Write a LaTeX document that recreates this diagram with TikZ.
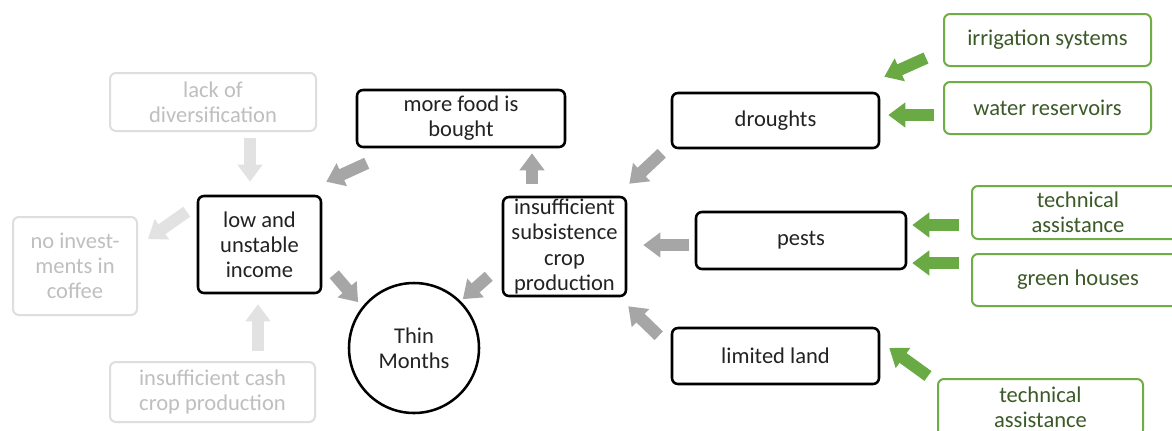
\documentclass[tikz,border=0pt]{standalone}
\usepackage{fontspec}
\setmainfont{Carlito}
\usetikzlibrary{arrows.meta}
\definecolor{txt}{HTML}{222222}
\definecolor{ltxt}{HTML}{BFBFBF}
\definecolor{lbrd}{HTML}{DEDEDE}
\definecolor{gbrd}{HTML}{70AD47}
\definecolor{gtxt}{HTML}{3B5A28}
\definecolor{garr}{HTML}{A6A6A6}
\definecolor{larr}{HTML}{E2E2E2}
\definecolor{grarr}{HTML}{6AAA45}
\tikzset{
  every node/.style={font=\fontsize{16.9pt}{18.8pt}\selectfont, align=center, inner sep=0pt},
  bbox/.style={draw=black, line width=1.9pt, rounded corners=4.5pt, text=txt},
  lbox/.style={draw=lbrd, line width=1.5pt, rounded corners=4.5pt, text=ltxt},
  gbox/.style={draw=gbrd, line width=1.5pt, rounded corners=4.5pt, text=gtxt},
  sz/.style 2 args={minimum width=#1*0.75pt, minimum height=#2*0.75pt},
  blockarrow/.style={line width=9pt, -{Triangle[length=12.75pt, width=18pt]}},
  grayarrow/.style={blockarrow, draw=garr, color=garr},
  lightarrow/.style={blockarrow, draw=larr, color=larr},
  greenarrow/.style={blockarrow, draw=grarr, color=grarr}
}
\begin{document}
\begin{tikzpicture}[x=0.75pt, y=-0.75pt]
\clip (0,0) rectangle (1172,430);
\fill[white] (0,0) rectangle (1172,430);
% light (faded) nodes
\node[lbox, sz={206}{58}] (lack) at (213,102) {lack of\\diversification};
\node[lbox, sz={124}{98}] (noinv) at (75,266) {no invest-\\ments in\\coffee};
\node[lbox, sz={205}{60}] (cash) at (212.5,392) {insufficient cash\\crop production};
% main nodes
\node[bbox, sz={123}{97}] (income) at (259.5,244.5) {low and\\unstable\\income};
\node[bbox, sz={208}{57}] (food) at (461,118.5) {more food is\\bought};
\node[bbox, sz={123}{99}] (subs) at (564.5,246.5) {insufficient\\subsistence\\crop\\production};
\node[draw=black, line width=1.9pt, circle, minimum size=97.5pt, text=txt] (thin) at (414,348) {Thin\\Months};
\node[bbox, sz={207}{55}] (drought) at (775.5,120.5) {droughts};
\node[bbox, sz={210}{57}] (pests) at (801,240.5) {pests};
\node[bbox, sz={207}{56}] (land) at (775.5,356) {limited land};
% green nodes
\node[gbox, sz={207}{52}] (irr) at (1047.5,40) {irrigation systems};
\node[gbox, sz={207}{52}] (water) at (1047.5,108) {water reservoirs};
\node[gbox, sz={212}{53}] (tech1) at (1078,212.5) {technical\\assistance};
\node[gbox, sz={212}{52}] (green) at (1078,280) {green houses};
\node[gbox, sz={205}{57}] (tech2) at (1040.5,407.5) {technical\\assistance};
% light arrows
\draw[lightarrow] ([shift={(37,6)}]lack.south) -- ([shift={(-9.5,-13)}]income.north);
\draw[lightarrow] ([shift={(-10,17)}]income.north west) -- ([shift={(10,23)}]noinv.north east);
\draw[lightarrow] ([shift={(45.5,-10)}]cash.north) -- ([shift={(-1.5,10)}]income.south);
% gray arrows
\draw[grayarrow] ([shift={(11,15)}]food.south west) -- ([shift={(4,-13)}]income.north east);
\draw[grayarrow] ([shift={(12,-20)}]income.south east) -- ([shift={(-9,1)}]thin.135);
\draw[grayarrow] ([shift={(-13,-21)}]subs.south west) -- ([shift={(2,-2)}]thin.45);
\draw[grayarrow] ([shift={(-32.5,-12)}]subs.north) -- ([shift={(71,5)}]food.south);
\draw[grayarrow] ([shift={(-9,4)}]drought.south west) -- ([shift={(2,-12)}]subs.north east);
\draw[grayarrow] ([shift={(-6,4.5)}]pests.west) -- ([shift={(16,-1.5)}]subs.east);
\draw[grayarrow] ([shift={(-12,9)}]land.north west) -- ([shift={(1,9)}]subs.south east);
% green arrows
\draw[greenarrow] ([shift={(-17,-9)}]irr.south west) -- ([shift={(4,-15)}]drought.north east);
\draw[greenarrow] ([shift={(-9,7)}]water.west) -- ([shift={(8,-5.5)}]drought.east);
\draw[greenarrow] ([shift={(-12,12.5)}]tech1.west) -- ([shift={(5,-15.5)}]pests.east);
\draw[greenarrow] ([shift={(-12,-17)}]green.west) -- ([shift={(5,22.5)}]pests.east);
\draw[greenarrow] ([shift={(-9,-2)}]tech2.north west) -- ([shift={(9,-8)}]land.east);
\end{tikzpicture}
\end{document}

What is being asked → Give the material again exactly as it is, but keep the pictures out.

Final answer →
Write a LaTeX document that recreates this diagram with TikZ.
\documentclass[tikz,border=0pt]{standalone}
\usepackage{fontspec}
\setmainfont{Carlito}
\usetikzlibrary{arrows.meta}
\definecolor{txt}{HTML}{222222}
\definecolor{ltxt}{HTML}{BFBFBF}
\definecolor{lbrd}{HTML}{DEDEDE}
\definecolor{gbrd}{HTML}{70AD47}
\definecolor{gtxt}{HTML}{3B5A28}
\definecolor{garr}{HTML}{A6A6A6}
\definecolor{larr}{HTML}{E2E2E2}
\definecolor{grarr}{HTML}{6AAA45}
\tikzset{
  every node/.style={font=\fontsize{16.9pt}{18.8pt}\selectfont, align=center, inner sep=0pt},
  bbox/.style={draw=black, line width=1.9pt, rounded corners=4.5pt, text=txt},
  lbox/.style={draw=lbrd, line width=1.5pt, rounded corners=4.5pt, text=ltxt},
  gbox/.style={draw=gbrd, line width=1.5pt, rounded corners=4.5pt, text=gtxt},
  sz/.style 2 args={minimum width=#1*0.75pt, minimum height=#2*0.75pt},
  blockarrow/.style={line width=9pt, -{Triangle[length=12.75pt, width=18pt]}},
  grayarrow/.style={blockarrow, draw=garr, color=garr},
  lightarrow/.style={blockarrow, draw=larr, color=larr},
  greenarrow/.style={blockarrow, draw=grarr, color=grarr}
}
\begin{document}
\begin{tikzpicture}[x=0.75pt, y=-0.75pt]
\clip (0,0) rectangle (1172,430);
\fill[white] (0,0) rectangle (1172,430);
% light (faded) nodes
\node[lbox, sz={206}{58}] (lack) at (213,102) {lack of\\diversification};
\node[lbox, sz={124}{98}] (noinv) at (75,266) {no invest-\\ments in\\coffee};
\node[lbox, sz={205}{60}] (cash) at (212.5,392) {insufficient cash\\crop production};
% main nodes
\node[bbox, sz={123}{97}] (income) at (259.5,244.5) {low and\\unstable\\income};
\node[bbox, sz={208}{57}] (food) at (461,118.5) {more food is\\bought};
\node[bbox, sz={123}{99}] (subs) at (564.5,246.5) {insufficient\\subsistence\\crop\\production};
\node[draw=black, line width=1.9pt, circle, minimum size=97.5pt, text=txt] (thin) at (414,348) {Thin\\Months};
\node[bbox, sz={207}{55}] (drought) at (775.5,120.5) {droughts};
\node[bbox, sz={210}{57}] (pests) at (801,240.5) {pests};
\node[bbox, sz={207}{56}] (land) at (775.5,356) {limited land};
% green nodes
\node[gbox, sz={207}{52}] (irr) at (1047.5,40) {irrigation systems};
\node[gbox, sz={207}{52}] (water) at (1047.5,108) {water reservoirs};
\node[gbox, sz={212}{53}] (tech1) at (1078,212.5) {technical\\assistance};
\node[gbox, sz={212}{52}] (green) at (1078,280) {green houses};
\node[gbox, sz={205}{57}] (tech2) at (1040.5,407.5) {technical\\assistance};
% light arrows
\draw[lightarrow] ([shift={(37,6)}]lack.south) -- ([shift={(-9.5,-13)}]income.north);
\draw[lightarrow] ([shift={(-10,17)}]income.north west) -- ([shift={(10,23)}]noinv.north east);
\draw[lightarrow] ([shift={(45.5,-10)}]cash.north) -- ([shift={(-1.5,10)}]income.south);
% gray arrows
\draw[grayarrow] ([shift={(11,15)}]food.south west) -- ([shift={(4,-13)}]income.north east);
\draw[grayarrow] ([shift={(12,-20)}]income.south east) -- ([shift={(-9,1)}]thin.135);
\draw[grayarrow] ([shift={(-13,-21)}]subs.south west) -- ([shift={(2,-2)}]thin.45);
\draw[grayarrow] ([shift={(-32.5,-12)}]subs.north) -- ([shift={(71,5)}]food.south);
\draw[grayarrow] ([shift={(-9,4)}]drought.south west) -- ([shift={(2,-12)}]subs.north east);
\draw[grayarrow] ([shift={(-6,4.5)}]pests.west) -- ([shift={(16,-1.5)}]subs.east);
\draw[grayarrow] ([shift={(-12,9)}]land.north west) -- ([shift={(1,9)}]subs.south east);
% green arrows
\draw[greenarrow] ([shift={(-17,-9)}]irr.south west) -- ([shift={(4,-15)}]drought.north east);
\draw[greenarrow] ([shift={(-9,7)}]water.west) -- ([shift={(8,-5.5)}]drought.east);
\draw[greenarrow] ([shift={(-12,12.5)}]tech1.west) -- ([shift={(5,-15.5)}]pests.east);
\draw[greenarrow] ([shift={(-12,-17)}]green.west) -- ([shift={(5,22.5)}]pests.east);
\draw[greenarrow] ([shift={(-9,-2)}]tech2.north west) -- ([shift={(9,-8)}]land.east);
\end{tikzpicture}
\end{document}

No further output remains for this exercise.